# Loss of wi-fi connection



## Backspacing (Aug 9, 2009)

Presently I'm getting a message on my Kindle that I have no wi-fi connection, therefore can not access the store.  This has happened a couple of times in the past, and has subsequently come back.

My concern is whether or not this is a Kindle server failure, or an internet problem?  Anybody else experienced it, and know what causes it?


----------



## SusanCassidy (Nov 9, 2008)

If you have no wi-fi connection, that is not up to Amazon, that is your local router, or the Kindle itself.


----------



## ljcrochet (Oct 22, 2011)

My MIL is having the same issue with her kindle.  But her wifi in her house works fine on her laptop.  The kindle's wifi works fine in my house, so no clue what her problem is.  Next time I'm at her house, i'm going to double check that her wifi has the correct password (hoepfully i can figure out what her password is)


----------



## puglover333 (Oct 23, 2009)

I've had that happen a couple of times over the last few days.  When it scans for available networks, it doesn't find any.  And I KNOW my wifi at home is working.  I did a hard reset and it fixed it.  If it keeps happening, I'll give amazon a call.


----------



## Linjeakel (Mar 17, 2010)

Backspacing, if your Kindle is telling you it can't find the wi-fi connection then the problem is either the Kindle or the router. If the problem were at Amazon's end you might not be able to access the store, but your Kindle would still 'see' the wi-fi connection.
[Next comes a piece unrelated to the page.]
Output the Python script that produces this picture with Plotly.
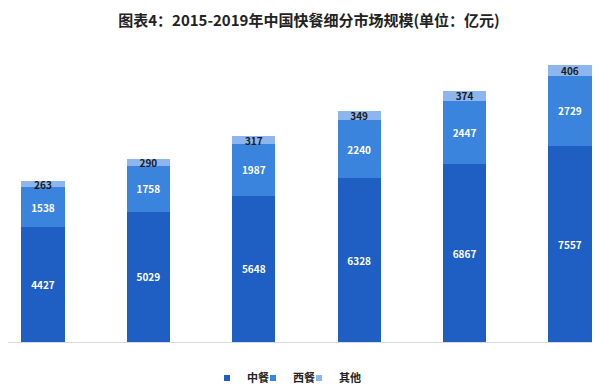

Is the wi-fi connection you keep losing at home? Do you have anything else at home that connects via that network and is it having the same problem? If you're able to connect to the internet on your laptop/PC etc, then try telling your Kindle to 'forget' the connection and then reconnect it. Have you tried restarting your Kindle? Have you tried using wi-fi somewhere else where you can get access, such as a local McDonalds or Starbucks?


EDIT: I've moved this over to our Tips, Tricks & Troubleshooting board, where you may get some more help.


----------



## Ann in Arlington (Oct 27, 2008)

Every so often a Kindle can glitch.  Here are things to check before calling Kindle CS. . . .in no particular order except I've put them more or less easiest to hardest.  Try one and if it doesn't fix the issue, try the next one, etc.
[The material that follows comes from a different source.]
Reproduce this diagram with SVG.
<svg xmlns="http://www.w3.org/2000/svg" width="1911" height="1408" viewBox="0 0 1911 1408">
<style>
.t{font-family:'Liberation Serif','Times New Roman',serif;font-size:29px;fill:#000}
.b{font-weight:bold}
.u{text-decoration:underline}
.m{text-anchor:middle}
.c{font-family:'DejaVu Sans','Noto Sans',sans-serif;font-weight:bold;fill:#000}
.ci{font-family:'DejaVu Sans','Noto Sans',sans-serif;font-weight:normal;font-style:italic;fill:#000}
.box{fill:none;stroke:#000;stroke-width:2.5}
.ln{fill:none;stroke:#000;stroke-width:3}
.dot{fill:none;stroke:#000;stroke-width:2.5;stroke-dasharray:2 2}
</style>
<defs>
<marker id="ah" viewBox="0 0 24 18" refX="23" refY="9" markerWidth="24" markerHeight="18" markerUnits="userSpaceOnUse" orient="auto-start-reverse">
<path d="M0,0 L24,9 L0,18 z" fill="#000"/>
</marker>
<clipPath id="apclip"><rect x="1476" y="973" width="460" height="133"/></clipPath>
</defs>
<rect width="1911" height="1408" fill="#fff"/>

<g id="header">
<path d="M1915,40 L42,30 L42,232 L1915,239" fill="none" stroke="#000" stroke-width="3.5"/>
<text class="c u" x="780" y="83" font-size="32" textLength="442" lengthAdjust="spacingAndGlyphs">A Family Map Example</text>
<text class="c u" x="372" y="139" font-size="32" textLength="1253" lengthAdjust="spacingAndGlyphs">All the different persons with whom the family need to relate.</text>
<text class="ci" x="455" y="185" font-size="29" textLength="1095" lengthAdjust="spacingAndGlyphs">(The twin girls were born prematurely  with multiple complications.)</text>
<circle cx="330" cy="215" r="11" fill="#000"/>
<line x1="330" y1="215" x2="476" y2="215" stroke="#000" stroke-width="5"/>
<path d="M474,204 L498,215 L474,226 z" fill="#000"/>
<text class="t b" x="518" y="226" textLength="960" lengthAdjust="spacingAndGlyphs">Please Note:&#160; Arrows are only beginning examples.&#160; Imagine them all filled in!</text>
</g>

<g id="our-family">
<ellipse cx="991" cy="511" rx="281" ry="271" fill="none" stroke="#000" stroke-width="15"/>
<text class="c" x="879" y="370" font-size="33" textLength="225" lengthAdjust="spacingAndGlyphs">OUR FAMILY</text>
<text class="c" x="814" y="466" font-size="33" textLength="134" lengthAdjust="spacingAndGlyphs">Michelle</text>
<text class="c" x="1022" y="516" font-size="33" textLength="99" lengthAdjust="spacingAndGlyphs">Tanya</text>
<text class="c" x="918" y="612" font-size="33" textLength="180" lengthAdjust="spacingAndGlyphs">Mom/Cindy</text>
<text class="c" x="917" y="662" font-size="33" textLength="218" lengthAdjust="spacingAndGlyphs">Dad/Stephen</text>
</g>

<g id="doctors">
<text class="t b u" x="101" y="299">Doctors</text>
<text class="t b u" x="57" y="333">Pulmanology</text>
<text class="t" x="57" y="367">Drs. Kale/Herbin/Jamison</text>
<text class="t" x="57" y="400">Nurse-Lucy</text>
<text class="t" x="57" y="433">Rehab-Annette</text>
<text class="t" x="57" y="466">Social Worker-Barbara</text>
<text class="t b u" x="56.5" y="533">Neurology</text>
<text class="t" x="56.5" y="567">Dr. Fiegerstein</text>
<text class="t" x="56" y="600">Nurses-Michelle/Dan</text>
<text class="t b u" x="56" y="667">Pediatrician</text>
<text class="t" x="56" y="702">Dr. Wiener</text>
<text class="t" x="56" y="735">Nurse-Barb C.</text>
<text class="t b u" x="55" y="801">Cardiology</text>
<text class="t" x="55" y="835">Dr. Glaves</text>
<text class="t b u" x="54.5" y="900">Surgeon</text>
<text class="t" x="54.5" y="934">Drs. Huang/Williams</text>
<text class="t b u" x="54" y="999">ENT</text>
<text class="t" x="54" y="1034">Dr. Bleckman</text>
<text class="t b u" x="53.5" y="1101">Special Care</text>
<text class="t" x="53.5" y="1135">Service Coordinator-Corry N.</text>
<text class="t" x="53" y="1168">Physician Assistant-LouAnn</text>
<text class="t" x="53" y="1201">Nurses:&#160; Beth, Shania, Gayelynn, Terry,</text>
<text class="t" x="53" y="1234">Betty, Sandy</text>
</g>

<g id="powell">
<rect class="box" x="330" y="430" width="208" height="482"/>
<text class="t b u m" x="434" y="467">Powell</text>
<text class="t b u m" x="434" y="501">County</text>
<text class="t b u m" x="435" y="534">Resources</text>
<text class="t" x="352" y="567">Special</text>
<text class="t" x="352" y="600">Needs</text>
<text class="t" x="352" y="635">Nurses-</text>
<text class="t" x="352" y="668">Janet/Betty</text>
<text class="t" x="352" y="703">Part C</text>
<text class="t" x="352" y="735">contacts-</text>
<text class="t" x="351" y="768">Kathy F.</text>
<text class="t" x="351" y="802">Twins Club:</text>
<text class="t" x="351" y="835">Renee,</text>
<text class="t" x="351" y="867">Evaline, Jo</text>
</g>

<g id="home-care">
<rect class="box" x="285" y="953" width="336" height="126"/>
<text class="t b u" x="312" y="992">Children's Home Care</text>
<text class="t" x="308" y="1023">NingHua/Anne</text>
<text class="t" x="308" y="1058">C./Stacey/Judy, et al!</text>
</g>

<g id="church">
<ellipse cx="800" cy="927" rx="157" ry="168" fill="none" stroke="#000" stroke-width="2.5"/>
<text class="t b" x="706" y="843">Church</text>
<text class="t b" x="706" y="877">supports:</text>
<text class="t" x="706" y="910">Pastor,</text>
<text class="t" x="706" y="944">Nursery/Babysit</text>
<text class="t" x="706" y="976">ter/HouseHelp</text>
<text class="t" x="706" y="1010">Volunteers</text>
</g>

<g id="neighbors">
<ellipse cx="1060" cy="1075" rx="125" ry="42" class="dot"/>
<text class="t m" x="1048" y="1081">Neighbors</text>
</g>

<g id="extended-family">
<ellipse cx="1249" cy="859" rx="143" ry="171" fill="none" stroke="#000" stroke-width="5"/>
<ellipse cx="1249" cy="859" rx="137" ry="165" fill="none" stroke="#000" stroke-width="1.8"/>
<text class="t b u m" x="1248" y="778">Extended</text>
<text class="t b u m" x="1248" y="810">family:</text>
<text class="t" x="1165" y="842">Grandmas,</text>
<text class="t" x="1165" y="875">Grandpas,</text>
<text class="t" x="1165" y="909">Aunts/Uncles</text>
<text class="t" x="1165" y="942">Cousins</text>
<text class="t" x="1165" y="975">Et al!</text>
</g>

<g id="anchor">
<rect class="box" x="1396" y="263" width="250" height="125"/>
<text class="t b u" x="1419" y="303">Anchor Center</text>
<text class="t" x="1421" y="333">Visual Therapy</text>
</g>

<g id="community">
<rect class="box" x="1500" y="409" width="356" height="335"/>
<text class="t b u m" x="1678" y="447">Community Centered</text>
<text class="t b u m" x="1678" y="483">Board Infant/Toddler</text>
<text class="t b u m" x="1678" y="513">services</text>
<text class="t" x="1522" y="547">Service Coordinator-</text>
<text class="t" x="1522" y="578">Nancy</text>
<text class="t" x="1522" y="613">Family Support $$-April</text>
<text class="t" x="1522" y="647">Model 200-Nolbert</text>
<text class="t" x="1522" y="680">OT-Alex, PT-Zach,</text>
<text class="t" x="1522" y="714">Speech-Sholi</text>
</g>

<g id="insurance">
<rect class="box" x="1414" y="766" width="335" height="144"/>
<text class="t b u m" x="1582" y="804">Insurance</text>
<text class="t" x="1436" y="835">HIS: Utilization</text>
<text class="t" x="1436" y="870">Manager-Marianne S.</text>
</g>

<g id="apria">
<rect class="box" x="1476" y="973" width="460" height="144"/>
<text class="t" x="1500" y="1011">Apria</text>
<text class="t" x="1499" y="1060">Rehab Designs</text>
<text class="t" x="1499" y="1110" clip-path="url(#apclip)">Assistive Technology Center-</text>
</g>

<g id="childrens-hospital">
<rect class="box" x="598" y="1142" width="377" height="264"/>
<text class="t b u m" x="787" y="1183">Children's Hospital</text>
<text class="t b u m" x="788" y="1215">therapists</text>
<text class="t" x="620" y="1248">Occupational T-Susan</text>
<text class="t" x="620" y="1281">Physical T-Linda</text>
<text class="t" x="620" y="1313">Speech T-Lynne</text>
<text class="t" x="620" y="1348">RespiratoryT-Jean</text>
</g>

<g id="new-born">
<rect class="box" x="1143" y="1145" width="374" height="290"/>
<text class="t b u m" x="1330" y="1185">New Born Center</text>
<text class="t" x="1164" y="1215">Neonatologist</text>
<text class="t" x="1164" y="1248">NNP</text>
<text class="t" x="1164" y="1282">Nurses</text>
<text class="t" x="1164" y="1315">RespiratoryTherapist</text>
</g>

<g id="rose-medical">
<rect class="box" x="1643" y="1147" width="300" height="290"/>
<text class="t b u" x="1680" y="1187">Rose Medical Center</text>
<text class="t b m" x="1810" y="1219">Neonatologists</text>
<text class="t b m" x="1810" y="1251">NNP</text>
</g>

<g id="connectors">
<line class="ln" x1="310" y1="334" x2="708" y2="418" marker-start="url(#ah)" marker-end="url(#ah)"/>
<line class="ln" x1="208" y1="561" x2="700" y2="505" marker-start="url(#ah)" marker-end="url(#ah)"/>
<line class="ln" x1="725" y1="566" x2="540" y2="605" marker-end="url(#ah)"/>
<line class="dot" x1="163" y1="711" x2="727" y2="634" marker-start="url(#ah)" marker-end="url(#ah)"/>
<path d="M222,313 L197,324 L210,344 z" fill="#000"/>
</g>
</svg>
On Kindle:  turn off WiFi -- should be the top option in the menu.  Turn it back on.  Sometimes that's all it needs.
On Kindle:  Do a restart -->  menu/settings/menu restart.  That'll reboot the wireless receiver as well.
On Kindle:  go to the settings and find the WiFi connection.  "Forget it".  Then scan for it and re-enter the credentials.*
On your Router:  turn it off and then back on again. . . .and then try the above things.

If none of that works, Linda's suggestion of going somewhere else is a good one. . .to find out if it's just your router that it's on strike against, or if it's any router. 

If it works on another network -- you could get a new router.

Morf may be along in a bit with even more thoughts . . . . he's kind of the WiFi Guru around here. 

*This one assumes it scans and does find wireless networks, just doesn't seem to be able to connect.  I'd guess if it isn't even finding any when you know there are active ones in the area, your receiver has apparently failed and a call to Kindle CS is warranted.


----------



## Morf (Nov 18, 2010)

I'm here, but can't add much at this time to be honest. Work through Ann's suggestions and if you are still having problems post back and let us know exactly what's happening (and what model kindle it is).


----------



## mlewis78 (Apr 19, 2009)

My K4 won't connect to wi-fi now.  This is first time I've tried to connect it since I got the K4 update (last week?).  It's also the first time since I've had the K4 that it wouldn't connect.  I even re-entered the password  -- multiple times.  My network shows on the list of networks but it won't connect.

My other devices do connect to it.

I should call Kindle customer service tomorrow.


----------



## Betsy the Quilter (Oct 27, 2008)

Marti--

sorry to hear about that!

My Kindle updated and then re-connected with no issues. When you updated, did you get the "Your Kindle Is Updated" letter from Amazon? That downloaded immediately after the update. If you got it, then the WiFi problem happened after the update.

Since you say that the WiFi list shows your network, we know that you do not accidentally (or something) have it in "Airplane Mode" and the WiFi on the device is active.

Here's a list of things from Amazon to try:
http://www.amazon.com/gp/help/customer/display.html?nodeId=200690850#password

If that doesn't help, there's always CS:
Amazon US customers inside the US: 1-866-321-8851

Let us know!

Betsy


----------



## mlewis78 (Apr 19, 2009)

Thanks, Betsy.

I charged it overnight and left wi-fi on (not connected though) and at some point it must have connected and left the document in my menu about it updating.  So all is well with wi-fi on it now.  

I had already updated the software myself and it had shown as 4.1.0, but I guess it was incomplete (yet it showed the airplane mode, which we didn't have before).


----------



## Betsy the Quilter (Oct 27, 2008)

Yay!  Glad to hear it, Marti!

Betsy


----------